A Mixture-of-Experts (MoE) router is a learnable module that dynamically assigns each input token or representation to a small subset of specialized sub-networks, called experts, within an MoE layer. This mechanism enables large neural models to increase parameter count without proportionally increasing computational costs, as only a subset of experts are active per token. The router computes routing probabilities or hard assignments for experts, using either parametric gating functions, affinity-based selection, or clustering-induced strategies. Recent work has established the router as the central determinant of expert utilization, specialization, training stability, and overall model performance.

1. Routing Mechanisms and Formulations

MoE routers typically compute, for each token $x$, a score vector $\mathbf{s}(x)$ over $N$ experts. The canonical formulation is a linear projection (i.e., $\mathbf{s}(x) = W_{\mathrm{router}} x$), followed by a softmax or Top-$k$ assignment. The router then either selects the $k$ experts with highest scores (“hard” routing), or computes a weighted sum (“soft” routing):

• Hard/Sparse Routing: Tokens are dispatched exclusively to their Top-$k$ experts, with the output

$$y = \sum_{i \in \mathcal{R}(x)} \frac{\exp s_i(x)}{\sum_{j \in \mathcal{R}(x)} \exp s_j(x)} E_i(x)$$

where $\mathcal{R}(x)$ is the set of routed experts.

• Soft Routing: All or several experts process the token with nonzero weight, leading to

$y = \sum_{i=1}^N p_i(x) E_i(x)$

with $p_i(x) = \mathrm{softmax}(s(x))_i$.

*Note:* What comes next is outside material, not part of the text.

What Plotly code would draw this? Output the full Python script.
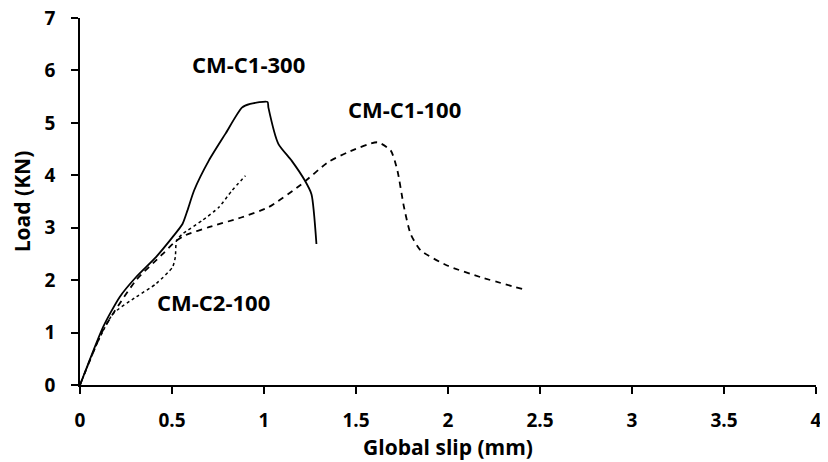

Alternative approaches include cosine routers (where the score is the normalized cosine similarity between $x$ and learnable expert centroids (2405.14131)) and latent prototype routers, utilizing nonlinear embedding and variational mechanisms for balanced clustering (Yang, 26 Jun 2025). Load balancing and expert specialization are typically enforced through auxiliary losses, such as entropy minimization, balance penalties, or orthogonality constraints on the router weights (Omi et al., 16 Jun 2025).

The router can also be equipped with recurrent (cross-layer) pathways (Qiu et al., 13 Aug 2024), clustering-based projections, or dynamic expert activation mechanisms that adapt $k$ per token (based on distributional entropy or uncertainty) (Huang et al., 12 Mar 2024, Wu et al., 18 Jun 2024). These choices fundamentally affect the behavior of token–expert assignments, training signal concentration, and final model utilization.

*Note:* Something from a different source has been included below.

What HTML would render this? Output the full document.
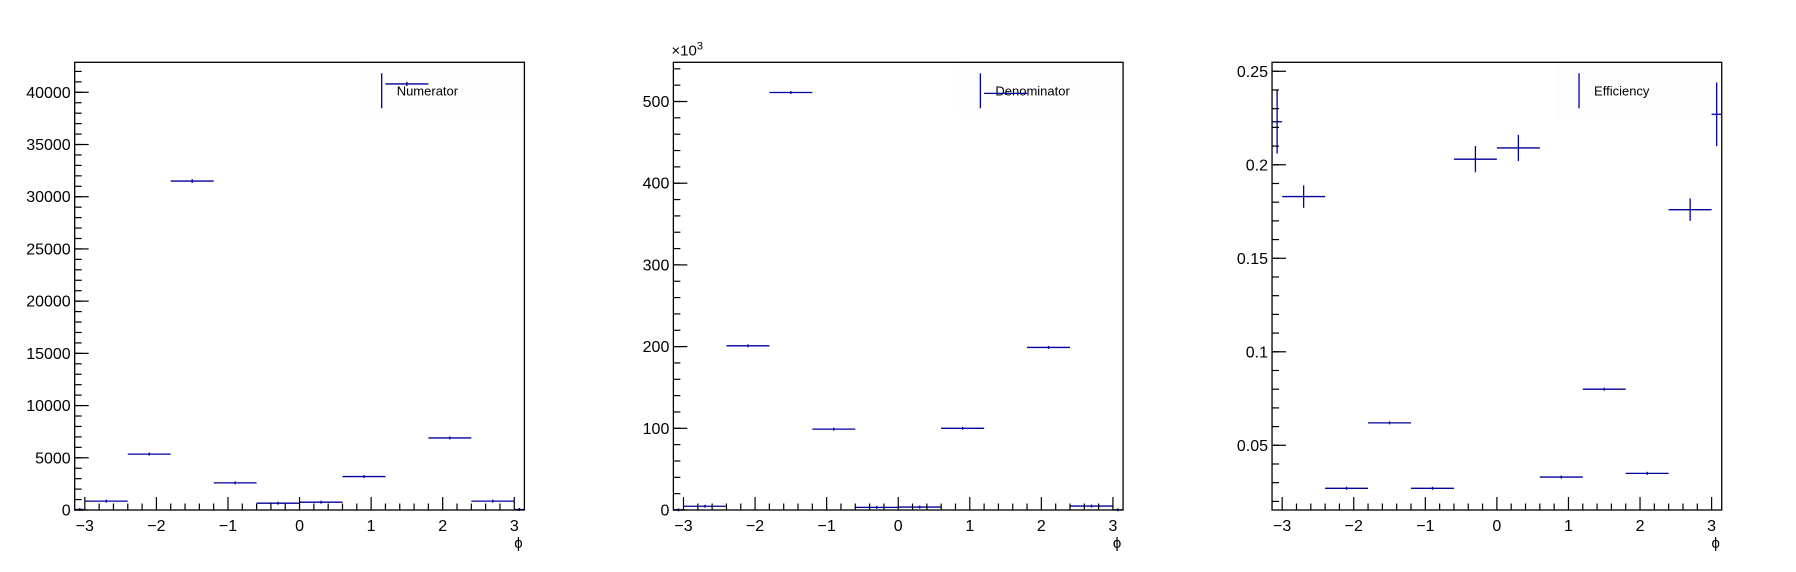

2. Cluster Structure, Specialization, and Non-Collapse

Theoretical investigations have established that, under gradient-based training, MoE routers can detect and leverage latent cluster structures in data (Chen et al., 2022, Kawata et al., 2 Jun 2025). Through the use of both softmax-based gating and added noise, the router stably assigns tokens from intrinsic data clusters to corresponding experts. This process prevents the model from collapsing to a single operating expert, even when all experts are initialized identically. Non-linear expert architectures (e.g., two-layer CNNs with cubic activations) are required for the router to separate complex, noisy clusters and achieve high accuracy.

Mathematically, the router performs approximate cluster assignment via

$$\pi_m(x; \Theta) = \frac{\exp(h_m(x; \Theta))}{\sum_{m'} \exp(h_{m'}(x; \Theta))}$$

where $h_m(\cdot)$ is a (linear or nonlinear) scoring function, often aggregated over input segments. By training with stochastic gradient descent (SGD), the small initial differences among experts are amplified, so that each expert becomes specialized to different cluster subspaces (Chen et al., 2022, Kawata et al., 2 Jun 2025). Noise smoothing and balanced assignment further facilitate this specialization and prevent collapse.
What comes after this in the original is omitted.